# Hazael III FR107



## Mike Craine (Oct 16, 2006)

I was down the tip the other week and found a herring (aluminium) tin with Hazael III FR107 stamped into the metal. Her call sign was MBJC and in 1950 was owned by William Reid, Fraserburgh. Does anyone have any info on Hazael III, builder and how did she end her days? When did they start using tins? I remember them in the 60s, six of them to the cran, easier to carry than the 7 stone wooden boxes, four to the cran. I used to have plastic herring tin belonging to the Peterhead Trident, but after years of being in the sun it cracked like an egg and has now gone.


----------



## wbeedie (Apr 9, 2007)

She was lastly owned by my uncle Davie Tait who bought the Fr Shepherd Lad after was run down and sank at the pier up at Scrabster if I remember right ,pictures in the paper at the time show my father climbing the rungs of the ladder and her being under water if you go onto trwler pictures following the link in my sig contact the member williemin and he should be able to fill you in 
Willie
As she was when floating http://www.mcaorals.co.uk/Photos/Fraserburgh Boats/Use/101 - 150/FR-107-Nazeal.jpg the owner of that site has a slight typo in her name


----------



## The Tait Gallery (Sep 27, 2008)

*Hazael III*

Heres another fine photograph of the Hazael III in her heyday in Lerwick harbour (courtesy of Shetland Museum & Archives - again!)

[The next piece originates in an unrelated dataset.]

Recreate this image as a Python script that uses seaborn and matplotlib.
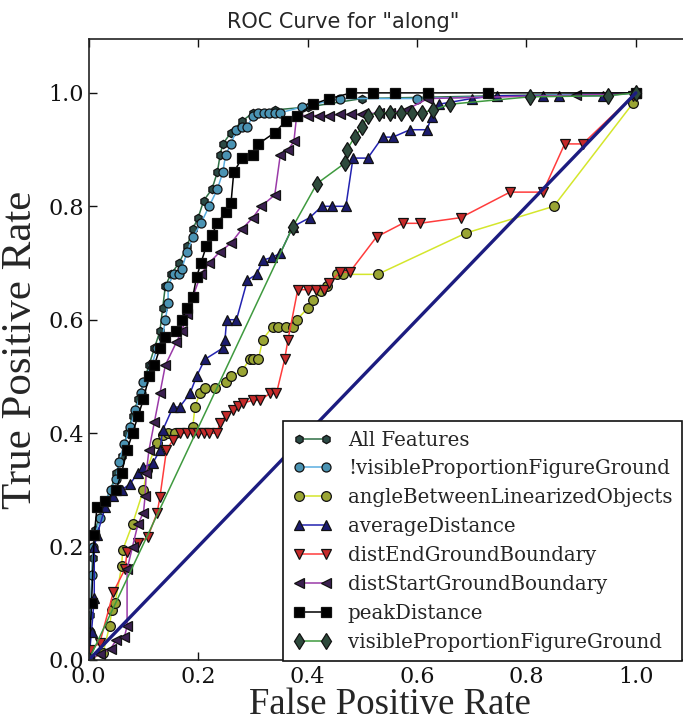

When I was a young teenager, in the early sixties, my father and brother and I used to explore some of the coves on the south mainland of Shetland in our 18ft Shetland model boat, and, on one occasion we found a plastic herring buoy, in good condition, with the number FR107 painted on it, in an inlet inaccessible from land because of the surrounding cliffs. I took the buoy to LHD, the fishing agents, in Lerwick, and got my 7/6d (37.5p!) for it. That was useful pocket-money in those days.

Aaah! The memories!

www.tait-gallery.co.uk


----------



## wbeedie (Apr 9, 2007)

She was run down by the Chance II outside Scrabster but made it into Scrabster where she sank ,the old man thinks she was refloated and repaired and sold to the Isle of Man as a ferry or pilot vessel
She was built by Cocky Nobles in Fraserburgh


----------



## Linnea LL590 (Jan 23, 2010)

It was the Gleaners 11 Wullie !!


----------



## Mike Craine (Oct 16, 2006)

*Hazeal III*

Thanks for the info on Hazael III. The Gleaner II was in the Isle of Man following conversion.


----------



## wully farquhar (Aug 4, 2005)

Was she back to her original name Mike?she was in Southern Ireland under the name Boy Stephen or Steven


----------



## wbeedie (Apr 9, 2007)

Hazael III at pierside poor quality scan after sinking taken from Press and Jornal I think


----------



## wully farquhar (Aug 4, 2005)

That same photo used to be in the mission here at Scrabster,mind askin the mannie about it a couple o' years ago but he could'nt find it.


----------



## wbeedie (Apr 9, 2007)

There was another cutting as well ,shows the old fella scrambling up the the ladder as the boat goes under ,,he must have been a bit of a jonah two boats he was aboard sunk up on the north coast Wully


----------